I'm devastated to DNF this - my mom's favorite book! - but it's just way too rapey and wife beatery. Jamie is not romantic at all, he literally is threatening to force her into sex ALL of the time and beats her and she's almost raped every other chapter and I just couldn't do it.
I just love sad girl books, messy women in their late 20s and early 30s who say inappropriate things and don't have their lives together. So it makes sense that I liked this book! I wish there were fewer unhappy relationships but I think that's the point of the book - everyone is living their own nightmare - Moddie gets the happy ending because she's the only one who does something about it.
This was a fun little beach read-y romp. Cece was super annoying at the beginning but she needed to be - it just seemed unbelievable compared to the more believable portrayals of Hayden and Janelle. A nice fun relaxing read to start the year off (and check off a TBR challenge!). Always nice to have women who aren't motivated by pregnancy and motherhood!
Read this for Storygraph Reads the World - it was just ok. Cements my opinion that I just don't like short stories. Some of them were very bleh; some have stuck with me like "Honey" and "Descendant." Enjoyable to read from the indigenous Australian perspective but I just don't like short stories!
I love everything I've ever read by Jon Krakauer and this is no different. I know a lot about this incident and it was still an interesting and satisfying listen. A+ would go to Everest again.
Extremely detailed - perhaps too detailed? - look at sexual practices in the Shakers, Oneida, and early Mormons. I didn't agree with some of his conclusions about the Shakers but they gave me something to think about. I don't think he needed to use so many big vocabulary words - "postcatamenial"?? really??? - but for scholars and wanna be scholars of utopias this is a great book.
This book was not really what I wanted.
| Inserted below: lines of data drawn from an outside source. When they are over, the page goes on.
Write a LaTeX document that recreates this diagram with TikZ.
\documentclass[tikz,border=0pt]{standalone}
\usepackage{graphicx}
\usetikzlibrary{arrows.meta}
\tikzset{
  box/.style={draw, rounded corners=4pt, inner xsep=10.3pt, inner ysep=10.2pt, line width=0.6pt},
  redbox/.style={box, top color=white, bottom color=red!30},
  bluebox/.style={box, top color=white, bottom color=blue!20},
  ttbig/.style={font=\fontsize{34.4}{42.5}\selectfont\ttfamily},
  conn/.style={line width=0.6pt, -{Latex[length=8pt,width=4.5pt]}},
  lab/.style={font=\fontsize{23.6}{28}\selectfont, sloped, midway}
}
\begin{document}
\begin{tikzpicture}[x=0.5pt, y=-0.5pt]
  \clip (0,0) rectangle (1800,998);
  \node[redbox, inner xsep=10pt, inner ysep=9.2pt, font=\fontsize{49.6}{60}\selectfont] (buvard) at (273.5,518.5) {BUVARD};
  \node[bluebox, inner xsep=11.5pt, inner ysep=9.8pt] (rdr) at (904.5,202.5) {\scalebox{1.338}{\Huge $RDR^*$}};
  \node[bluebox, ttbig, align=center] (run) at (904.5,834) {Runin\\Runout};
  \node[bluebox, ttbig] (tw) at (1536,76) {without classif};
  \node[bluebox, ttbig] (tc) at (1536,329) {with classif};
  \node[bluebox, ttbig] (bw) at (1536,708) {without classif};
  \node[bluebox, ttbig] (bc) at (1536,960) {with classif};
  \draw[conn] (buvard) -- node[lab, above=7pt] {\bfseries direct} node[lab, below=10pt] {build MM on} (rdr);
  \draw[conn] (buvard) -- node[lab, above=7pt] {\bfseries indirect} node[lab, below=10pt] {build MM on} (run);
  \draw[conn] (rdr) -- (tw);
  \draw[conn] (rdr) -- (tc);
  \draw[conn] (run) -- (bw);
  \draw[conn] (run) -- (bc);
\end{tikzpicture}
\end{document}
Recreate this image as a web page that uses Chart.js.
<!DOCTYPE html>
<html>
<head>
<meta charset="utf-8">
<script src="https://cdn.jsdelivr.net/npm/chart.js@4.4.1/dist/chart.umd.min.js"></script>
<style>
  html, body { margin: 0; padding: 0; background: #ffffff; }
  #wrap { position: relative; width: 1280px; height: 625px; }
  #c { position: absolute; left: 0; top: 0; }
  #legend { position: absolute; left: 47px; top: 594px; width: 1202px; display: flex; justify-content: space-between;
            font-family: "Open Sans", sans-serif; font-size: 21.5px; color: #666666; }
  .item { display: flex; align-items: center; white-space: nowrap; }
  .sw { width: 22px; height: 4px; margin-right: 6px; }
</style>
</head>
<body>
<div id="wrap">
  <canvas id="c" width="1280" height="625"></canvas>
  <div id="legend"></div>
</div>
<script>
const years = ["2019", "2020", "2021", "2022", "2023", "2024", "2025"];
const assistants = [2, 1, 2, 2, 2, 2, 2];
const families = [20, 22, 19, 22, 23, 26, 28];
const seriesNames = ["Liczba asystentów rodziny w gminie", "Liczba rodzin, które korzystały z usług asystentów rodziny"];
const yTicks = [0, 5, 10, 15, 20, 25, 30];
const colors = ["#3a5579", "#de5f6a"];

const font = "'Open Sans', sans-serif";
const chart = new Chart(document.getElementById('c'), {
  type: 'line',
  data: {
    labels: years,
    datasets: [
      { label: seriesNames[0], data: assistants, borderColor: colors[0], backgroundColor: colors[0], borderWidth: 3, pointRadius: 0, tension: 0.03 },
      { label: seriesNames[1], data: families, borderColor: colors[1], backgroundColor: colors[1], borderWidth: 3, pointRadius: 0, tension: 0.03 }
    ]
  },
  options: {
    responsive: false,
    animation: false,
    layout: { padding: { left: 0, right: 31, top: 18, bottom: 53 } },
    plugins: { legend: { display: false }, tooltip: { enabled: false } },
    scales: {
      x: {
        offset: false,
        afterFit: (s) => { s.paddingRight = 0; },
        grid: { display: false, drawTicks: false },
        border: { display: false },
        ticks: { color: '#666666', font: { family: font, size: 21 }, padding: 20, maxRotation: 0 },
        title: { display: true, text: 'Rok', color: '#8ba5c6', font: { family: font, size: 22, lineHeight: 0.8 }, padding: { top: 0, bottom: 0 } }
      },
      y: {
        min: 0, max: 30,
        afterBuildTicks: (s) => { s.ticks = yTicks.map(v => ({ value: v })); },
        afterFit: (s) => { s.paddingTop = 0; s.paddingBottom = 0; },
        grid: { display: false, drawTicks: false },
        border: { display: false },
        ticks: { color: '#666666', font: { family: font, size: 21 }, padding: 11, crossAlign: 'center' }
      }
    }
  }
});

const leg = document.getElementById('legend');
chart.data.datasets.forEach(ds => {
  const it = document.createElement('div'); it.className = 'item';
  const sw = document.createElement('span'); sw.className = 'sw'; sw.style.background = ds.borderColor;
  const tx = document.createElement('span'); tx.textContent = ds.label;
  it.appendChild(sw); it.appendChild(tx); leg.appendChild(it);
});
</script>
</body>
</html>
It's very much about childfree by choice - not childless not by choice - and the author, while claiming to be inclusive of people with infertility, had some pretty nasty things to say at times. That being said, it had some good statistics and info from studies and things to think about. I wouldn't read this as a first step to childlessness but once you've explored it awhile it might be worth it. If you're childfree and comfortable with that then I think it's a great book even though it's 30 years old.
I think this book will haunt me for awhile. Chilling and foreboding and some reveals I could see coming but some that I absolutely did not. Makes me want to read The Magic Mountain and go to the Alps and curl up in my bed forever. I like that not everything was explained but it still made enough sense that I'm not questioning it.
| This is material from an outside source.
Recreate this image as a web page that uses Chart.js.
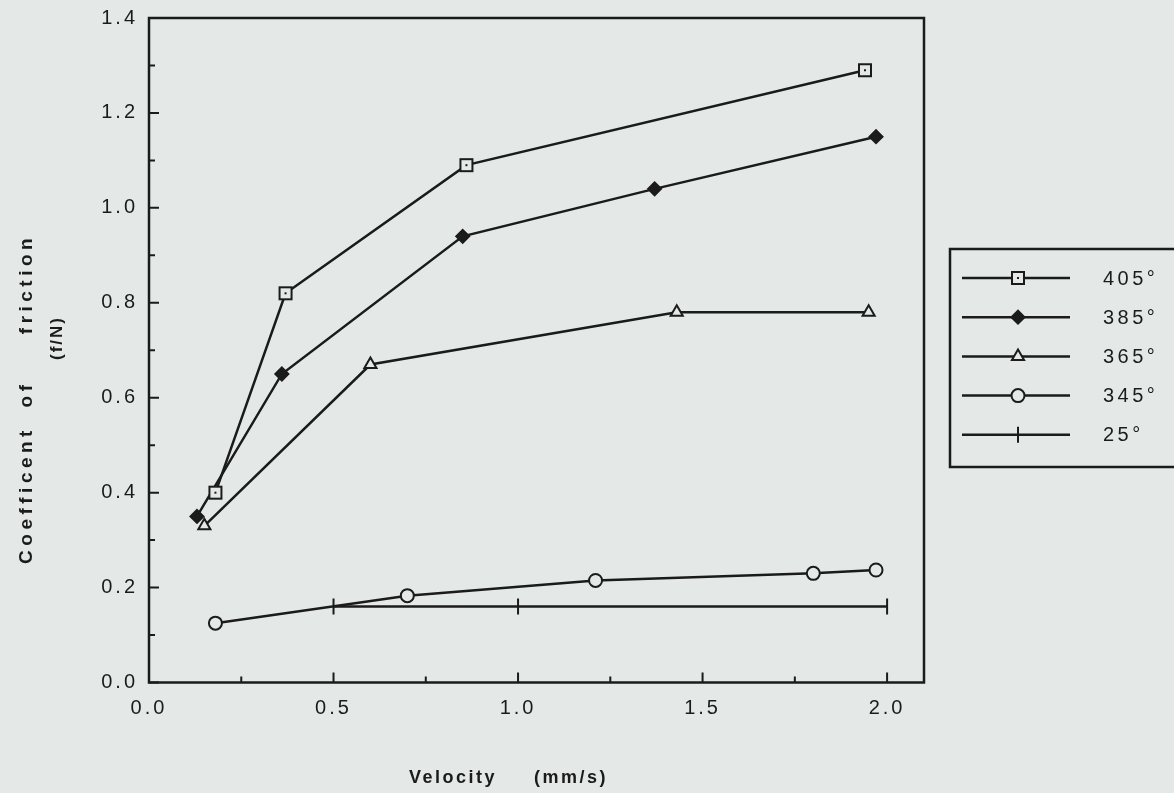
<!DOCTYPE html>
<html>
<head>
<meta charset="utf-8">
<script src="https://cdn.jsdelivr.net/npm/chart.js@4/dist/chart.umd.min.js"></script>
<style>
  html, body { margin: 0; padding: 0; background: #e4e9e8; }
  #wrap { width: 1174px; height: 793px; position: relative; }
</style>
</head>
<body>
<div id="wrap"><canvas id="c" width="1174" height="793"></canvas></div>
<script>
// ---- data ----
const seriesLabels = ['405\u00b0', '385\u00b0', '365\u00b0', '345\u00b0', '25\u00b0'];
const velocity405 = [0.18, 0.37, 0.86, 1.94];
const cof405      = [0.40, 0.82, 1.09, 1.29];
const velocity385 = [0.13, 0.36, 0.85, 1.37, 1.97];
const cof385      = [0.35, 0.65, 0.94, 1.04, 1.15];
const velocity365 = [0.15, 0.60, 1.43, 1.95];
const cof365      = [0.33, 0.67, 0.78, 0.78];
const velocity345 = [0.18, 0.70, 1.21, 1.80, 1.97];
const cof345      = [0.125, 0.183, 0.215, 0.23, 0.237];
const velocity25  = [0.50, 1.00, 2.00];
const cof25       = [0.16, 0.16, 0.16];
const xTickValues = [0.0, 0.5, 1.0, 1.5, 2.0];
const xMinorValues = [0.25, 0.75, 1.25, 1.75];
const yTickValues = [0.0, 0.2, 0.4, 0.6, 0.8, 1.0, 1.2, 1.4];
const yMinorValues = [0.1, 0.3, 0.5, 0.7, 0.9, 1.1, 1.3];
const xTitleWords = ['Velocity', '(mm/s)'];
const yTitleWords = ['Coefficent', 'of', 'friction'];
const yTitleSub = '(f/N)';

const INK = '#1b1b1b';
const BG = '#e4e9e8';
const FONT = '"Liberation Sans", Arial, sans-serif';

// square-with-dot marker
function squareDot() {
  const c = document.createElement('canvas');
  c.width = 16; c.height = 16;
  const x = c.getContext('2d');
  x.fillStyle = BG; x.fillRect(1, 1, 14, 14);
  x.strokeStyle = INK; x.lineWidth = 2; x.strokeRect(2, 2, 12, 12);
  x.fillStyle = INK; x.fillRect(7, 7, 2, 2);
  return c;
}
const sqImg = squareDot();

function pts(xs, ys) { return xs.map((v, i) => ({ x: v, y: ys[i] })); }

const datasets = [
  { label: seriesLabels[0], data: pts(velocity405, cof405), pointStyle: sqImg, pointRadius: 8, pointBackgroundColor: BG },
  { label: seriesLabels[1], data: pts(velocity385, cof385), pointStyle: 'rectRot', pointRadius: 6.5, pointBackgroundColor: INK },
  { label: seriesLabels[2], data: pts(velocity365, cof365), pointStyle: 'triangle', pointRadius: 7, pointBackgroundColor: BG },
  { label: seriesLabels[3], data: pts(velocity345, cof345), pointStyle: 'circle', pointRadius: 6.5, pointBackgroundColor: BG },
  { label: seriesLabels[4], data: pts(velocity25, cof25), pointStyle: 'line', pointRotation: 90, pointRadius: 8, pointBackgroundColor: INK }
].map(d => Object.assign({
  showLine: true,
  borderColor: INK,
  borderWidth: 2.5,
  pointBorderColor: INK,
  pointBorderWidth: 2,
  tension: 0
}, d));

const framePlugin = {
  id: 'frame',
  beforeDraw(chart) {
    const ctx = chart.ctx;
    ctx.save();
    ctx.fillStyle = BG;
    ctx.fillRect(0, 0, chart.width, chart.height);
    ctx.restore();
    ctx.letterSpacing = '3px';
  },
  afterDraw(chart) {
    const ctx = chart.ctx;
    const a = chart.chartArea;
    const xs = chart.scales.x, ys = chart.scales.y;
    ctx.save();
    ctx.strokeStyle = INK;
    ctx.lineWidth = 2.5;
    ctx.strokeRect(a.left, a.top, a.right - a.left, a.bottom - a.top);
    ctx.lineWidth = 2;
    ctx.beginPath();
    xTickValues.forEach(v => { const p = xs.getPixelForValue(v); ctx.moveTo(p, a.bottom); ctx.lineTo(p, a.bottom - 10); });
    xMinorValues.forEach(v => { const p = xs.getPixelForValue(v); ctx.moveTo(p, a.bottom); ctx.lineTo(p, a.bottom - 6); });
    yTickValues.forEach(v => { const p = ys.getPixelForValue(v); ctx.moveTo(a.left, p); ctx.lineTo(a.left + 10, p); });
    yMinorValues.forEach(v => { const p = ys.getPixelForValue(v); ctx.moveTo(a.left, p); ctx.lineTo(a.left + 6, p); });
    ctx.stroke();

    // axis titles
    ctx.fillStyle = INK;
    ctx.font = 'bold 18px ' + FONT;
    ctx.letterSpacing = '2.5px';
    ctx.textAlign = 'left';
    ctx.textBaseline = 'middle';
    const xWordPos = [409, 534];
    xTitleWords.forEach((w, i) => ctx.fillText(w, xWordPos[i], 778));

    const yWordCenters = [497, 396, 286];
    ctx.font = 'bold 19px ' + FONT;
    ctx.letterSpacing = '4.5px';
    ctx.textAlign = 'center';
    yTitleWords.forEach((w, i) => {
      ctx.save();
      ctx.translate(27, yWordCenters[i]);
      ctx.rotate(-Math.PI / 2);
      ctx.fillText(w, 2, 0);
      ctx.restore();
    });
    ctx.save();
    ctx.translate(57, 338);
    ctx.rotate(-Math.PI / 2);
    ctx.letterSpacing = '2px';
    ctx.textAlign = 'center';
    ctx.font = 'bold 17px ' + FONT;
    ctx.fillText(yTitleSub, 0, 0);
    ctx.restore();

    // legend box
    const lx = 950, ly = 249, lw = 240, lh = 218;
    ctx.lineWidth = 2.5;
    ctx.strokeRect(lx, ly, lw, lh);
    const rowY0 = 278, rowStep = 39.2;
    ctx.font = '20px ' + FONT;
    ctx.letterSpacing = '3.5px';
    ctx.textAlign = 'left';
    chart.data.datasets.forEach((ds, i) => {
      const y = rowY0 + i * rowStep;
      ctx.strokeStyle = INK;
      ctx.lineWidth = 2.5;
      ctx.beginPath();
      ctx.moveTo(962, y); ctx.lineTo(1070, y);
      ctx.stroke();
      ctx.lineWidth = 2;
      ctx.fillStyle = ds.pointBackgroundColor;
      Chart.helpers.drawPoint(ctx, {
        pointStyle: ds.pointStyle,
        radius: ds.pointRadius,
        rotation: ds.pointRotation || 0,
        borderWidth: 2
      }, 1018, y);
      ctx.fillStyle = INK;
      ctx.fillText(ds.label, 1103, y + 1);
    });
    ctx.restore();
  }
};

new Chart(document.getElementById('c'), {
  type: 'scatter',
  data: { datasets },
  options: {
    responsive: false,
    animation: false,
    events: [],
    layout: { padding: { left: 0, top: 18, right: 250, bottom: 0 } },
    plugins: { legend: { display: false }, tooltip: { enabled: false } },
    scales: {
      x: {
        type: 'linear', min: 0, max: 2.1,
        grid: { display: false, drawTicks: false },
        border: { display: false },
        afterFit(s) { s.height = 110.5; s.paddingLeft = 0; s.paddingRight = 0; },
        afterBuildTicks(s) { s.ticks = xTickValues.map(v => ({ value: v })); },
        ticks: {
          padding: 14, color: INK, maxRotation: 0, autoSkip: false,
          font: { family: FONT, size: 20 },
          callback: v => v.toFixed(1)
        }
      },
      y: {
        type: 'linear', min: 0, max: 1.4,
        grid: { display: false, drawTicks: false },
        border: { display: false },
        afterFit(s) { s.width = 149; s.paddingTop = 0; s.paddingBottom = 0; },
        afterBuildTicks(s) { s.ticks = yTickValues.map(v => ({ value: v })); },
        ticks: {
          padding: 11, color: INK, autoSkip: false,
          font: { family: FONT, size: 20 },
          callback: v => v.toFixed(1)
        }
      }
    }
  },
  plugins: [framePlugin]
});
</script>
</body>
</html>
This was enjoyable - feels like a good history book but only 4 stars for all the made up stuff - I still really enjoyed it and will probably read more by her.
I have a lot of thoughts about this book. I think it's horrible that anyone recommends it without a content warning for infertility. I think reading about infertility in an honest way makes me feel seen. I think people who haven't gone through infertility consume this in a torture porn kind of way (the A Little Life dilemma - people who never felt depressed in their life LOVE that book). I hate hate hate hate hate the "they just weren't right for each other" kind of romance plot. The book was funny, it was emotional, it was moving, it was very Rhode Island. Overall though I liked this book but I just don't know why other people would.